Ricominciamo a mettere i paletti.
Sarebbe molto bello che un colpo di spugna facesse sparire dagli occhi dei minori tutto il male di Internet.
Lì, dove la loro voglia di sentirsi grandi è intercettata, galvanizzata e governata da regole, che funzionano esattamente al contrario.
Ma se questo non è possibile, la famiglia deve funzionare come un buon allenatore, che sa mettere i giusti confini, in una prospettiva progressiva dell’autonomia della crescita.
A rischio certo di creare dei conflitti, soprattutto in questo periodo, rivendichiamo il nostro ruolo educativo.
Se l’età minima richiesta per l’iscrizione ad Instagram, Facebook e TikTok è di tredici anni, che sia questa anche l’età per comprare loro un cellulare personale.
Se è necessario aver compiuto almeno 13 anni per giocare online con sconosciuti, facciamo in modo che aspettino per diventare consapevoli dei rischi, o quantomeno utilizziamo il “parental control”, per vigilare o bloccare l’accesso a determinate attività.
Poi, a costo di sembrare cavernicoli, non dobbiamo avere paura di mancare di fiducia o di invadere la loro privacy, se pretendiamo di essere presenti e controllare quello che fanno in rete.

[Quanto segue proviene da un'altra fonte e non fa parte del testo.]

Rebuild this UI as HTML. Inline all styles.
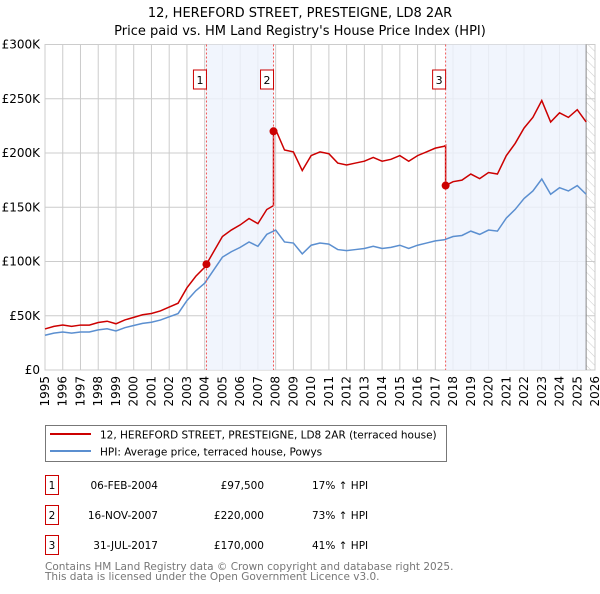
<!DOCTYPE html>
<html><head><meta charset="utf-8"><style>
body{margin:0;background:#fff;width:600px;height:590px;overflow:hidden;font-family:"DejaVu Sans","Liberation Sans",sans-serif;}
</style></head><body>
<svg id="chart" width="600" height="590" xmlns="http://www.w3.org/2000/svg" font-family="DejaVu Sans, Liberation Sans, sans-serif">
<defs><pattern id="hatch" width="6" height="6" patternUnits="userSpaceOnUse" patternTransform="rotate(-45)"><line x1="0" y1="0" x2="0" y2="6" stroke="#ccc" stroke-width="1"/></pattern></defs>
<text x="300" y="17" text-anchor="middle" font-size="13">12, HEREFORD STREET, PRESTEIGNE, LD8 2AR</text>
<text x="300" y="35" text-anchor="middle" font-size="13">Price paid vs. HM Land Registry's House Price Index (HPI)</text>
<g id="grid"></g><g id="shade"></g><g id="axes"></g><g id="series"></g><g id="marks"></g>
<rect x="45.5" y="425.5" width="401" height="36" fill="#fff" stroke="#777"/>
<line x1="50" y1="434" x2="91" y2="434" stroke="#cc0000" stroke-width="2"/>
<text x="100" y="438.5" font-size="10.5">12, HEREFORD STREET, PRESTEIGNE, LD8 2AR (terraced house)</text>
<line x1="50" y1="451" x2="91" y2="451" stroke="#5b8fd0" stroke-width="2"/>
<text x="100" y="455.5" font-size="10.5">HPI: Average price, terraced house, Powys</text>
<g id="table" font-size="10.5"></g>
<text x="45" y="570" font-size="10.5" fill="#777">Contains HM Land Registry data © Crown copyright and database right 2025.</text>
<text x="45" y="580" font-size="10.5" fill="#777">This data is licensed under the Open Government Licence v3.0.</text>
</svg>
<script>
const years=[1995,1995.5,1996,1996.5,1997,1997.5,1998,1998.5,1999,1999.5,2000,2000.5,2001,2001.5,2002,2002.5,2003,2003.5,2004,2004.5,2005,2005.5,2006,2006.5,2007,2007.5,2008,2008.5,2009,2009.5,2010,2010.5,2011,2011.5,2012,2012.5,2013,2013.5,2014,2014.5,2015,2015.5,2016,2016.5,2017,2017.5,2018,2018.5,2019,2019.5,2020,2020.5,2021,2021.5,2022,2022.5,2023,2023.5,2024,2024.5,2025,2025.5];
const hpi=[32,34,35,34,35,35,37,38,36,39,41,43,44,46,49,52,64,73,80,92,104,109,113,118,114,125,129,118,117,107,115,117,116,111,110,111,112,114,112,113,115,112,115,117,119,120,123,124,128,125,129,128,140,148,158,165,176,162,168,165,170,162];
const saleDates=[2004.1,2007.88,2017.58];
const salePrices=[97.5,220,170];
const saleLabels=["1","2","3"];
const saleDateText=["06-FEB-2004","16-NOV-2007","31-JUL-2017"];
const salePriceText=["£97,500","£220,000","£170,000"];
const saleHpiText=["17% ↑ HPI","73% ↑ HPI","41% ↑ HPI"];
const yTicks=[0,50,100,150,200,250,300];
const yTickLabels=["£0","£50K","£100K","£150K","£200K","£250K","£300K"];
const xTicks=[1995,1996,1997,1998,1999,2000,2001,2002,2003,2004,2005,2006,2007,2008,2009,2010,2011,2012,2013,2014,2015,2016,2017,2018,2019,2020,2021,2022,2023,2024,2025,2026];

const NS="http://www.w3.org/2000/svg";
const X0=45,X1=595,Y0=370,Y1=44.5;
const x=t=>X0+(t-1995)/(2026-1995)*(X1-X0);
const y=v=>Y0-v/300*(Y0-Y1);
function mk(tag,attrs,parent){const e=document.createElementNS(NS,tag);for(const k in attrs)e.setAttribute(k,attrs[k]);document.getElementById(parent).appendChild(e);return e;}
function hpiAt(t){for(let i=0;i<years.length-1;i++){if(t<=years[i+1]){const f=(t-years[i])/(years[i+1]-years[i]);return hpi[i]+f*(hpi[i+1]-hpi[i]);}}return hpi[hpi.length-1];}
const END=2025.5;
let s=mk('rect',{x:x(saleDates[0]),y:Y1,width:x(saleDates[1])-x(saleDates[0]),height:Y0-Y1,fill:'#eef3fc',opacity:0.8},'shade');


s=mk('rect',{x:x(saleDates[2]),y:Y1,width:x(END)-x(saleDates[2]),height:Y0-Y1,fill:'#eef3fc',opacity:0.8},'shade');


s=mk('rect',{x:x(END),y:Y1,width:X1-x(END),height:Y0-Y1,fill:'url(#hatch)'},'shade');


s=mk('line',{x1:x(END),y1:Y1,x2:x(END),y2:Y0,stroke:'#888'},'shade');


yTicks.forEach((v,i)=>{
 let l=mk('line',{x1:X0,x2:X1,y1:y(v),y2:y(v),stroke:'#ccc'},'grid');
 
 
 let t=mk('text',{x:40,y:y(v)+4,'text-anchor':'end','font-size':12},'axes');
 t.textContent=yTickLabels[i];
 
 
});
xTicks.forEach(yr=>{
 let l=mk('line',{x1:x(yr),x2:x(yr),y1:Y1,y2:Y0,stroke:'#ccc'},'grid');
 
 
 let t=mk('text',{x:0,y:0,'text-anchor':'end','font-size':12,transform:`translate(${x(yr)+4},${Y0+6}) rotate(-90)`},'axes');
 t.textContent=yr;
 
 
});
let fr=mk('rect',{x:X0,y:Y1,width:X1-X0,height:Y0-Y1,fill:'none',stroke:'#ccc'},'grid');


let p=mk('polyline',{points:years.map((t,i)=>x(t)+','+y(hpi[i])).join(' '),fill:'none',stroke:'#5b8fd0','stroke-width':1.5},'series');


const ratio=t=>{let r=salePrices[0]/hpiAt(saleDates[0]);for(let k=0;k<saleDates.length;k++)if(t>=saleDates[k])r=salePrices[k]/hpiAt(saleDates[k]);return r;};
let pts=[];
const ts=[...years,...saleDates].sort((a,b)=>a-b);
ts.forEach(t=>{
 const k=saleDates.indexOf(t);
 if(k>0){pts.push([t,hpiAt(t)*salePrices[k-1]/hpiAt(saleDates[k-1])]);}
 pts.push([t,hpiAt(t)*ratio(t)]);
});
p=mk('polyline',{points:pts.map(q=>x(q[0])+','+y(q[1])).join(' '),fill:'none',stroke:'#cc0000','stroke-width':1.5},'series');


saleDates.forEach((t,i)=>{
 let l=mk('line',{x1:x(t),x2:x(t),y1:Y1,y2:Y0,stroke:'#ee5555','stroke-dasharray':'2,2'},'marks');
 
 
 let c=mk('circle',{cx:x(t),cy:y(salePrices[i]),r:4,fill:'#cc0000'},'marks');
 
 
 let b=mk('rect',{x:x(t)-13,y:70,width:13,height:19,fill:'#fff',stroke:'#cc0000'},'marks');
 
 
 let tx=mk('text',{x:x(t)-6.5,y:84,'text-anchor':'middle','font-size':11},'marks');
 tx.textContent=saleLabels[i];
 
 
 const ry=475+i*30;
 let tb=mk('rect',{x:45.5,y:ry+0.5,width:13,height:19,fill:'#fff',stroke:'#cc0000'},'table');
 
 
 let a=mk('text',{x:52,y:ry+14,'text-anchor':'middle'},'table');a.textContent=saleLabels[i];
 
 
 a=mk('text',{x:158,y:ry+14,'text-anchor':'end'},'table');a.textContent=saleDateText[i];
 
 
 a=mk('text',{x:264,y:ry+14,'text-anchor':'end'},'table');a.textContent=salePriceText[i];
 
 
 a=mk('text',{x:312,y:ry+14},'table');a.textContent=saleHpiText[i];
 
 
});
</script>
</body></html>
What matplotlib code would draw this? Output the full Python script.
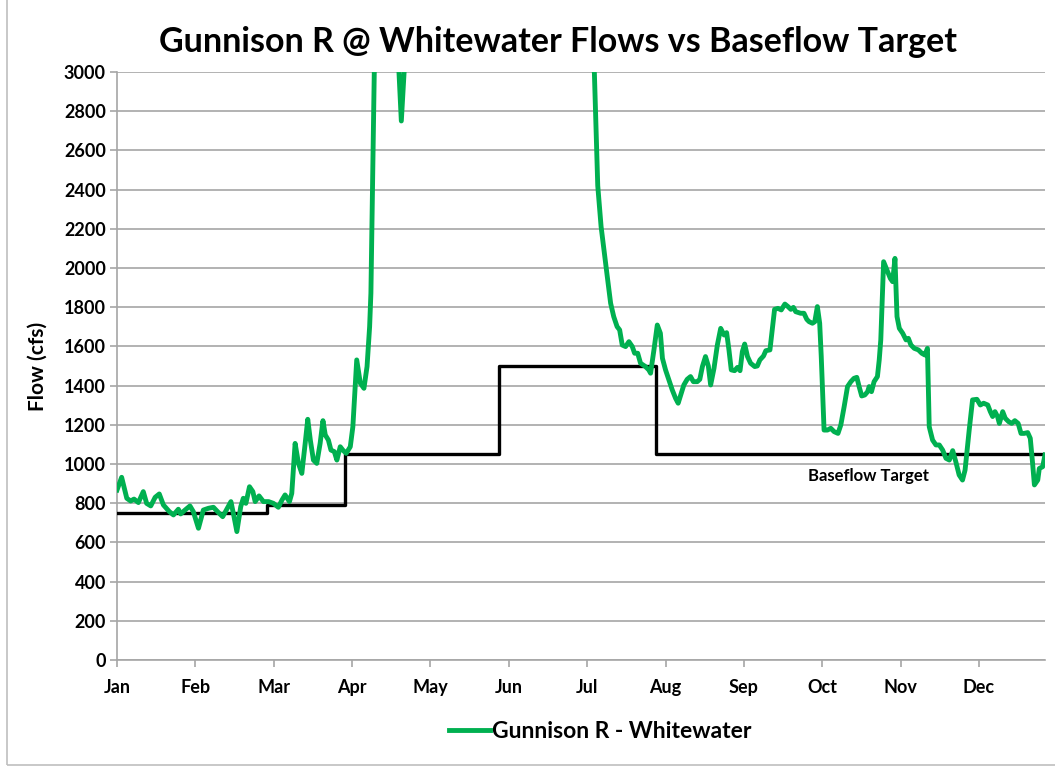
import numpy as np
import matplotlib
matplotlib.use("Agg")
import matplotlib.pyplot as plt
from matplotlib.patches import Rectangle

plt.rcParams['font.family'] = ['Lato', 'DejaVu Sans']

# month labels and their position (day of year)
months = ['Jan', 'Feb', 'Mar', 'Apr', 'May', 'Jun', 'Jul', 'Aug', 'Sep', 'Oct', 'Nov', 'Dec']
month_days = [0, 30.4, 60.8, 91.2, 121.6, 152, 182.4, 212.8, 243.2, 273.6, 304, 334.4]

# Gunnison R - Whitewater flow (cfs) (day of year, cfs)
# values above 3000 are off the chart in the original and are only rough
flow_days = [0, 1.8, 3.8, 5.3, 6.6, 8.3, 10.2, 11.5, 13.1, 14.8, 16.4, 18.0, 20.3, 21.9, 23.8,
             24.7, 26.4, 28.3, 29.6, 31.6, 33.5, 35.5, 37.4, 39.0, 41.0, 42.8, 44.2, 45.4, 46.5,
             48.0, 49.0, 50.0, 51.4, 52.7, 53.6, 55.1, 56.8, 58.8, 60.7, 62.6, 64.0, 65.2, 66.9,
             67.8, 69.1, 70.4, 71.7, 73.0, 74.0, 75.0, 76.2, 77.5, 78.8, 79.9, 80.8, 82.0, 83.0,
             84.3, 85.3, 86.6, 87.6, 88.9, 90.5, 91.5, 93.0, 94.4, 95.8, 97.0, 98.0, 98.5, 98.9,
             99.3, 99.8, 101, 104, 107, 109.2, 110.3, 111.6, 115, 122, 130, 140, 150, 160, 170,
             178, 183, 185.2, 186.5, 187.8, 188.9, 190.2, 191.5, 192.7, 194.0, 195.0, 196.0,
             197.3, 198.6, 199.9, 200.8, 202.0, 203.1, 205.0, 206.3, 207.0, 208.3, 209.6, 210.8,
             211.6, 212.8, 214.1, 215.4, 216.7, 217.7, 218.9, 219.9, 221.2, 222.5, 223.6, 225.1,
             226.1, 227.1, 228.3, 229.4, 230.3, 231.6, 232.9, 234.2, 235.5, 236.5, 237.4, 238.3,
             239.6, 240.7, 241.7, 242.6, 243.5, 244.6, 245.8, 247.4, 248.4, 249.4, 250.8, 251.7,
             253.3, 254.2, 255.1, 256.4, 257.7, 259.1, 260.3, 261.4, 262.4, 263.3, 265.2, 266.5,
             267.6, 268.5, 269.8, 270.7, 271.7, 272.6, 273.2, 273.7, 274.3, 275.6, 276.9, 278.2,
             279.7, 280.8, 282.1, 283.4, 284.7, 285.9, 287.0, 287.9, 288.9, 290.1, 291.2, 291.8,
             292.7, 293.7, 295.0, 295.7, 296.3, 297.4, 298.7, 300.0, 300.9, 301.8, 302.6, 303.5,
             304.8, 306.1, 307.0, 308.0, 309.3, 310.9, 312.2, 313.4, 314.4, 315.1, 316.4, 317.7,
             319.0, 320.3, 321.6, 322.9, 324.2, 325.4, 326.7, 328.0, 329.0, 330.6, 331.9, 333.6,
             334.9, 336.2, 337.8, 338.8, 339.7, 340.6, 341.6, 342.3, 343.6, 344.6, 345.9, 347.1,
             348.3, 349.6, 350.7, 351.9, 353.3, 354.3, 355.2, 355.9, 357.2, 357.8, 359.1, 360.0]
flow_cfs = [867, 932, 825, 811, 821, 803, 859, 799, 786, 830, 847, 791, 757, 740, 769,
            745, 765, 786, 757, 672, 765, 774, 779, 757, 731, 774, 808, 731, 655,
            782, 825, 799, 884, 859, 808, 837, 808, 808, 799, 779, 816, 842, 808,
            850, 1105, 1003, 952, 1105, 1228, 1122, 1020, 1003, 1105, 1221, 1148, 1122, 1071,
            1063, 1020, 1088, 1071, 1054, 1088, 1190, 1531, 1412, 1386, 1497, 1700, 1872, 2211,
            2551, 2993, 3400, 4200, 3800, 3050, 2750, 3050, 4500, 6000, 7500, 8000, 7000, 6000, 4800,
            3800, 3300, 2993, 2420, 2211, 2092, 1956, 1820, 1752, 1701, 1684, 1607,
            1599, 1624, 1599, 1565, 1565, 1514, 1497, 1480, 1463, 1582, 1709, 1667,
            1539, 1480, 1429, 1378, 1335, 1310, 1361, 1403, 1432, 1446, 1420, 1420,
            1432, 1497, 1548, 1500, 1403, 1488, 1607, 1692, 1658, 1670, 1582, 1480,
            1476, 1493, 1476, 1573, 1612, 1548, 1514, 1497, 1500, 1531, 1551, 1578,
            1582, 1684, 1789, 1794, 1786, 1816, 1803, 1789, 1799, 1777, 1769, 1769,
            1738, 1726, 1718, 1726, 1803, 1718, 1550, 1378, 1173, 1173, 1182, 1165,
            1156, 1199, 1293, 1395, 1420, 1437, 1442, 1395, 1347, 1352, 1369, 1395,
            1369, 1420, 1446, 1531, 1633, 2032, 1990, 1947, 1930, 2049, 1752, 1692,
            1667, 1633, 1641, 1607, 1590, 1582, 1565, 1556, 1590, 1190, 1122, 1097,
            1097, 1071, 1029, 1020, 1068, 1012, 944, 918, 969, 1173, 1327, 1330,
            1301, 1310, 1301, 1267, 1242, 1267, 1242, 1207, 1267, 1233, 1216, 1207,
            1221, 1207, 1156, 1156, 1160, 1131, 1003, 893, 918, 977, 986, 1046]

# baseflow target steps (day the level starts, cfs)
target_days = [0, 58, 88.5, 148.3, 209, 360]
target_cfs = [750, 790, 1050, 1500, 1050, 1050]

green = '#00B050'
grid_c = '#A6A6A6'

fig = plt.figure(figsize=(10.55, 7.7), dpi=100)
ax = fig.add_axes([0.1109, 0.1429, 0.8796, 0.7636])

ax.plot(target_days, target_cfs, drawstyle='steps-post', color='black', lw=2.4, zorder=3)
ax.plot(flow_days, flow_cfs, color=green, lw=3.5, zorder=4, label='Gunnison R - Whitewater',
        solid_joinstyle='round')

ax.set_xlim(0, 360)
ax.set_ylim(0, 3000)
ax.set_yticks(range(0, 3001, 200))
ax.set_xticks(month_days)
ax.set_xticklabels(months)
ax.yaxis.grid(True, color=grid_c, lw=1.2)
ax.set_axisbelow(True)

for s in ['top', 'right']:
    ax.spines[s].set_visible(False)
for s in ['left', 'bottom']:
    ax.spines[s].set_color(grid_c)
    ax.spines[s].set_linewidth(1.2)
ax.tick_params(axis='both', colors=grid_c, length=5, width=1.2, labelcolor='black',
               labelsize=13)
ax.tick_params(axis='x', pad=9)
ax.tick_params(axis='y', pad=3)
for lab in ax.get_xticklabels() + ax.get_yticklabels():
    lab.set_fontweight('bold')

ax.set_ylabel('Flow (cfs)', fontsize=15, fontweight='bold', labelpad=12)

ax.text(291.6, 939, 'Baseflow Target', fontsize=12, fontweight='bold', ha='center', va='center')

fig.suptitle('Gunnison R @ Whitewater Flows vs Baseflow Target', fontsize=24.5, fontweight='bold',
             x=0.529, y=0.945, va='center')

fig.legend(loc='center', bbox_to_anchor=(0.569, 0.05), frameon=False,
           handlelength=1.8, handletextpad=0.1, prop={'weight': 'bold', 'size': 16.5})

fig.patches.append(Rectangle((0.007, 0.006), 1.2, 1.2, transform=fig.transFigure,
                             fill=False, edgecolor='#BFBFBF', lw=1.2))

fig.savefig('out.png', dpi=100)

E’ una sfida impegnativa, senza dubbio, ma anche un nostro dovere proteggerli da qualcosa che non sono in grado di fronteggiare.
E ricordiamo che è lo sguardo di noi genitori che genera la percezione del valore che un figlio sente di avere. E questo è amore.
Non lasciateci soli
Sull’altro fronte, occorrerebbe che si facesse più rumore anche verso le Autorità competenti, chiedendo e pretendendo che la rete diventasse un territorio veramente più regolato.
Il problema dell’età minima reale sarebbe più facile da far rispettare, agganciando il profilo a un codice fiscale e pretendendo l’invio di un documento d’identità.
A quel punto probabilmente crollerebbero i numeri degli utenti bambini sui social, ma avremo vinto tutti qualcosa di molto importante!